### [PROMPT]
Reproduce every line of the material below, but drop the pictures.
▼
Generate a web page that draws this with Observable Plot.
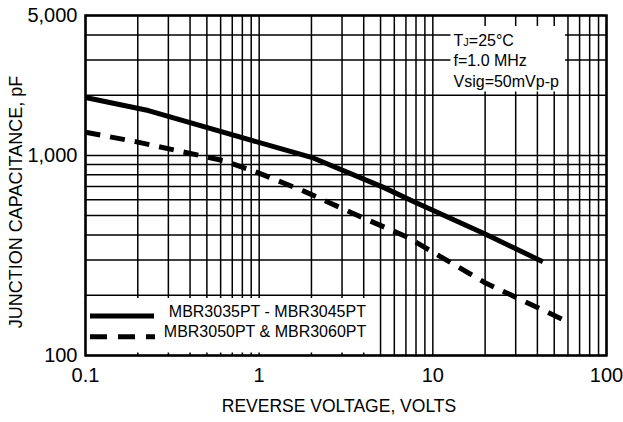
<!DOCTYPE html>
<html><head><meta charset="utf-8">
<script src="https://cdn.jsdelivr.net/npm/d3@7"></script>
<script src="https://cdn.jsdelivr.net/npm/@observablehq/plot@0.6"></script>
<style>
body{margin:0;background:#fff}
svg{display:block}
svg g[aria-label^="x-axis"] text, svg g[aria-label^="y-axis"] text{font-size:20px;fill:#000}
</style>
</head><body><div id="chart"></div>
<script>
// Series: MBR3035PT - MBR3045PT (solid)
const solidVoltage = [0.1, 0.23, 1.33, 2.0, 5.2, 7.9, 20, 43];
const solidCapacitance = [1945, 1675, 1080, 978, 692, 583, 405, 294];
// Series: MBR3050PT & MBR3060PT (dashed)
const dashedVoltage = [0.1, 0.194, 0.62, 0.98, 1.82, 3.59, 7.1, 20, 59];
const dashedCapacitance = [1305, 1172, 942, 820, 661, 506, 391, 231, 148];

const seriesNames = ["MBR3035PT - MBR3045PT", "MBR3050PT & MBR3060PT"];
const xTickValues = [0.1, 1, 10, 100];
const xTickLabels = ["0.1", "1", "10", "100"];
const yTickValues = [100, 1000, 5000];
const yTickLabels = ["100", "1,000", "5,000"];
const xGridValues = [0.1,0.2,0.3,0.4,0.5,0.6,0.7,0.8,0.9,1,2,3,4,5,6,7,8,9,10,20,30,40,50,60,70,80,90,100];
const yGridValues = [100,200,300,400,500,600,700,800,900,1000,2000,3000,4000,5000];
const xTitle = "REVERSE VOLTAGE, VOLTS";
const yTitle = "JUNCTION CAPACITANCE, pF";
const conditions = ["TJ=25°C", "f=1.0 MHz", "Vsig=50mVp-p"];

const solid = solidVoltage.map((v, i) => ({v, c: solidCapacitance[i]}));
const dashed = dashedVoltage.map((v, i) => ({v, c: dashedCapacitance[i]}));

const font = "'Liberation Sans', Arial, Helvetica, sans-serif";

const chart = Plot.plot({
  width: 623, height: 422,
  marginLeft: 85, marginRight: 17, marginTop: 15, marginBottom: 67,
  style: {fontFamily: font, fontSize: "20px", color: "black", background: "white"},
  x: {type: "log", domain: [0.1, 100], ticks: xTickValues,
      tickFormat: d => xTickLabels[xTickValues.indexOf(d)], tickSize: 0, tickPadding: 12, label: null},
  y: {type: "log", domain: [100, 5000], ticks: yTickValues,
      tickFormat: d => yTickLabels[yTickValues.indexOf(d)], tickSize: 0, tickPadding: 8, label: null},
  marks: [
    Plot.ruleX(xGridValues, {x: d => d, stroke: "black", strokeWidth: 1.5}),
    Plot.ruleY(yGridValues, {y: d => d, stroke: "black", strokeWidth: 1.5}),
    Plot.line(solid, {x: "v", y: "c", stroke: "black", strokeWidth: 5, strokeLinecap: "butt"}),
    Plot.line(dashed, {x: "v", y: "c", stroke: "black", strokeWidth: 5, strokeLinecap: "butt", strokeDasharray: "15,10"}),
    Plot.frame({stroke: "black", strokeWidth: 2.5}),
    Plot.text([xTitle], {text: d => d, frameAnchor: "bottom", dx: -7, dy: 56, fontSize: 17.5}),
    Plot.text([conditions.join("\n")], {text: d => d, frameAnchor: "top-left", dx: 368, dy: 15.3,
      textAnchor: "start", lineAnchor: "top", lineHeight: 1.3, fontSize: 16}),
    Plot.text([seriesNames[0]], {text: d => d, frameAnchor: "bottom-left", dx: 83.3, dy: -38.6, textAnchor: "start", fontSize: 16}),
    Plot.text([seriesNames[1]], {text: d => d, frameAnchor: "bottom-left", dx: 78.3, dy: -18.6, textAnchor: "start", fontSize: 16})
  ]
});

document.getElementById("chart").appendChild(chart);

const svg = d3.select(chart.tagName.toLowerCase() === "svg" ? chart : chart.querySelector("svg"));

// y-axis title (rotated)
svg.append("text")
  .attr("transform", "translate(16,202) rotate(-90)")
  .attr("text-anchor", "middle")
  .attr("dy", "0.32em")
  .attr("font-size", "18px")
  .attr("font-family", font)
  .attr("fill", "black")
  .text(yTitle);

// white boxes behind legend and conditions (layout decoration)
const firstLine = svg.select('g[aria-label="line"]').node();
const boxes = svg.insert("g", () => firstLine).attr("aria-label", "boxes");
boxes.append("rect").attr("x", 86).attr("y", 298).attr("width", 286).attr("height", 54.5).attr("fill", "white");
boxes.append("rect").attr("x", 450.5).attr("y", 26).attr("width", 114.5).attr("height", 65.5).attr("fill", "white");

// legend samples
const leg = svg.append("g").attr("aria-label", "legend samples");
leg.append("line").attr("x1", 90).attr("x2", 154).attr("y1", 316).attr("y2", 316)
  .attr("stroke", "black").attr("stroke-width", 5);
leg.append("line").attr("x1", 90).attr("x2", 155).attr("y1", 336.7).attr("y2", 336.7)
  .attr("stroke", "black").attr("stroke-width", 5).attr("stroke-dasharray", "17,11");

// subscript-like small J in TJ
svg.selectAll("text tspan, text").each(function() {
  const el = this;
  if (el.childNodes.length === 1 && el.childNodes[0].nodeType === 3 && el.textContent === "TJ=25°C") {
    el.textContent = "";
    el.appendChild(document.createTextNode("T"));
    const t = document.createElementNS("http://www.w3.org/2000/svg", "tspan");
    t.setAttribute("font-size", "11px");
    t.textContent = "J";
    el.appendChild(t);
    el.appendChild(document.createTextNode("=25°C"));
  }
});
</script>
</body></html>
▲
### [REPLY TO THE EXERCISE]
Generate a web page that draws this with Observable Plot.
<!DOCTYPE html>
<html><head><meta charset="utf-8">
<script src="https://cdn.jsdelivr.net/npm/d3@7"></script>
<script src="https://cdn.jsdelivr.net/npm/@observablehq/plot@0.6"></script>
<style>
body{margin:0;background:#fff}
svg{display:block}
svg g[aria-label^="x-axis"] text, svg g[aria-label^="y-axis"] text{font-size:20px;fill:#000}
</style>
</head><body><div id="chart"></div>
<script>
// Series: MBR3035PT - MBR3045PT (solid)
const solidVoltage = [0.1, 0.23, 1.33, 2.0, 5.2, 7.9, 20, 43];
const solidCapacitance = [1945, 1675, 1080, 978, 692, 583, 405, 294];
// Series: MBR3050PT & MBR3060PT (dashed)
const dashedVoltage = [0.1, 0.194, 0.62, 0.98, 1.82, 3.59, 7.1, 20, 59];
const dashedCapacitance = [1305, 1172, 942, 820, 661, 506, 391, 231, 148];

const seriesNames = ["MBR3035PT - MBR3045PT", "MBR3050PT & MBR3060PT"];
const xTickValues = [0.1, 1, 10, 100];
const xTickLabels = ["0.1", "1", "10", "100"];
const yTickValues = [100, 1000, 5000];
const yTickLabels = ["100", "1,000", "5,000"];
const xGridValues = [0.1,0.2,0.3,0.4,0.5,0.6,0.7,0.8,0.9,1,2,3,4,5,6,7,8,9,10,20,30,40,50,60,70,80,90,100];
const yGridValues = [100,200,300,400,500,600,700,800,900,1000,2000,3000,4000,5000];
const xTitle = "REVERSE VOLTAGE, VOLTS";
const yTitle = "JUNCTION CAPACITANCE, pF";
const conditions = ["TJ=25°C", "f=1.0 MHz", "Vsig=50mVp-p"];

const solid = solidVoltage.map((v, i) => ({v, c: solidCapacitance[i]}));
const dashed = dashedVoltage.map((v, i) => ({v, c: dashedCapacitance[i]}));

const font = "'Liberation Sans', Arial, Helvetica, sans-serif";

const chart = Plot.plot({
  width: 623, height: 422,
  marginLeft: 85, marginRight: 17, marginTop: 15, marginBottom: 67,
  style: {fontFamily: font, fontSize: "20px", color: "black", background: "white"},
  x: {type: "log", domain: [0.1, 100], ticks: xTickValues,
      tickFormat: d => xTickLabels[xTickValues.indexOf(d)], tickSize: 0, tickPadding: 12, label: null},
  y: {type: "log", domain: [100, 5000], ticks: yTickValues,
      tickFormat: d => yTickLabels[yTickValues.indexOf(d)], tickSize: 0, tickPadding: 8, label: null},
  marks: [
    Plot.ruleX(xGridValues, {x: d => d, stroke: "black", strokeWidth: 1.5}),
    Plot.ruleY(yGridValues, {y: d => d, stroke: "black", strokeWidth: 1.5}),
    Plot.line(solid, {x: "v", y: "c", stroke: "black", strokeWidth: 5, strokeLinecap: "butt"}),
    Plot.line(dashed, {x: "v", y: "c", stroke: "black", strokeWidth: 5, strokeLinecap: "butt", strokeDasharray: "15,10"}),
    Plot.frame({stroke: "black", strokeWidth: 2.5}),
    Plot.text([xTitle], {text: d => d, frameAnchor: "bottom", dx: -7, dy: 56, fontSize: 17.5}),
    Plot.text([conditions.join("\n")], {text: d => d, frameAnchor: "top-left", dx: 368, dy: 15.3,
      textAnchor: "start", lineAnchor: "top", lineHeight: 1.3, fontSize: 16}),
    Plot.text([seriesNames[0]], {text: d => d, frameAnchor: "bottom-left", dx: 83.3, dy: -38.6, textAnchor: "start", fontSize: 16}),
    Plot.text([seriesNames[1]], {text: d => d, frameAnchor: "bottom-left", dx: 78.3, dy: -18.6, textAnchor: "start", fontSize: 16})
  ]
});

document.getElementById("chart").appendChild(chart);

const svg = d3.select(chart.tagName.toLowerCase() === "svg" ? chart : chart.querySelector("svg"));

// y-axis title (rotated)
svg.append("text")
  .attr("transform", "translate(16,202) rotate(-90)")
  .attr("text-anchor", "middle")
  .attr("dy", "0.32em")
  .attr("font-size", "18px")
  .attr("font-family", font)
  .attr("fill", "black")
  .text(yTitle);

// white boxes behind legend and conditions (layout decoration)
const firstLine = svg.select('g[aria-label="line"]').node();
const boxes = svg.insert("g", () => firstLine).attr("aria-label", "boxes");
boxes.append("rect").attr("x", 86).attr("y", 298).attr("width", 286).attr("height", 54.5).attr("fill", "white");
boxes.append("rect").attr("x", 450.5).attr("y", 26).attr("width", 114.5).attr("height", 65.5).attr("fill", "white");

// legend samples
const leg = svg.append("g").attr("aria-label", "legend samples");
leg.append("line").attr("x1", 90).attr("x2", 154).attr("y1", 316).attr("y2", 316)
  .attr("stroke", "black").attr("stroke-width", 5);
leg.append("line").attr("x1", 90).attr("x2", 155).attr("y1", 336.7).attr("y2", 336.7)
  .attr("stroke", "black").attr("stroke-width", 5).attr("stroke-dasharray", "17,11");

// subscript-like small J in TJ
svg.selectAll("text tspan, text").each(function() {
  const el = this;
  if (el.childNodes.length === 1 && el.childNodes[0].nodeType === 3 && el.textContent === "TJ=25°C") {
    el.textContent = "";
    el.appendChild(document.createTextNode("T"));
    const t = document.createElementNS("http://www.w3.org/2000/svg", "tspan");
    t.setAttribute("font-size", "11px");
    t.textContent = "J";
    el.appendChild(t);
    el.appendChild(document.createTextNode("=25°C"));
  }
});
</script>
</body></html>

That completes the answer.